Teresa of Jesus remains popular with the estimated 100 000 pilgrims who visit on an annual basis the shrine where her remains are venerated in the Shrine of Saint Teresa of Los Andes in Los Andes. The nun is Chile's first saint and the first Discalced Carmelite saint from outside of Europe.

The beatification process began on 23 April 1976 under Pope Paul VI and Teresa was titled as a Servant of God. The positio was submitted to the Congregation for the Causes of Saints in 1985. The confirmation of Teresa's life of heroic virtue on 22 March 1986 allowed for Pope John Paul II to title her as venerable. A miracle attributed to her intercession was validated by the Congregation on 23 May 1986. John Paul II approved miracoulous healing on 16 March 1987 and beatified Teresa of the Andes on 3 April 1987. This was done in O'Higgins Park in Chile while her brother Luis was present at her beatification; he was the last direct relative of hers still alive then.

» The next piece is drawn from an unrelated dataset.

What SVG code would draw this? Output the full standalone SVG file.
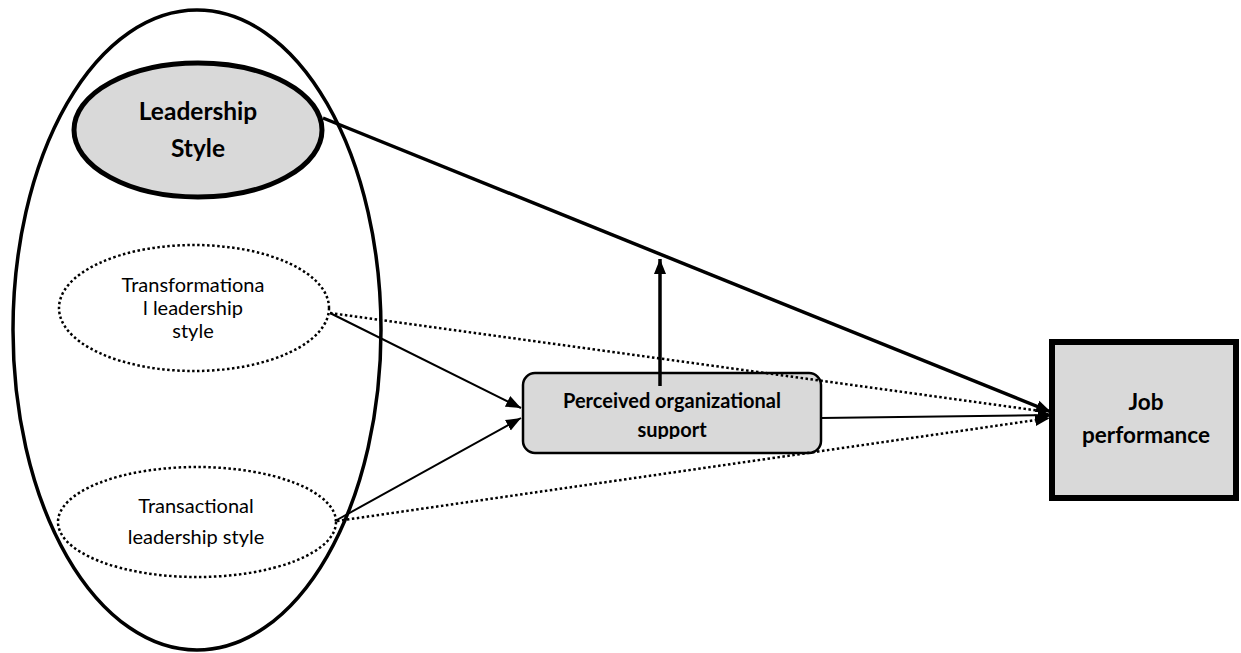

The process for a second miracle attributed to her was confirmed by John Paul II on 11 June 1992. The canonisation was celebrated on 21 March 1993 at Saint Peter's Square.

==In popular media==
Her life was used for a Chilean television miniseries spanning from 6 August until 10 September 1989 starring Paulina Urrutia as Teresa of Jesus. Other films have been made about her life.

She was also mentioned in the 2016 TV miniseries, The Young Pope.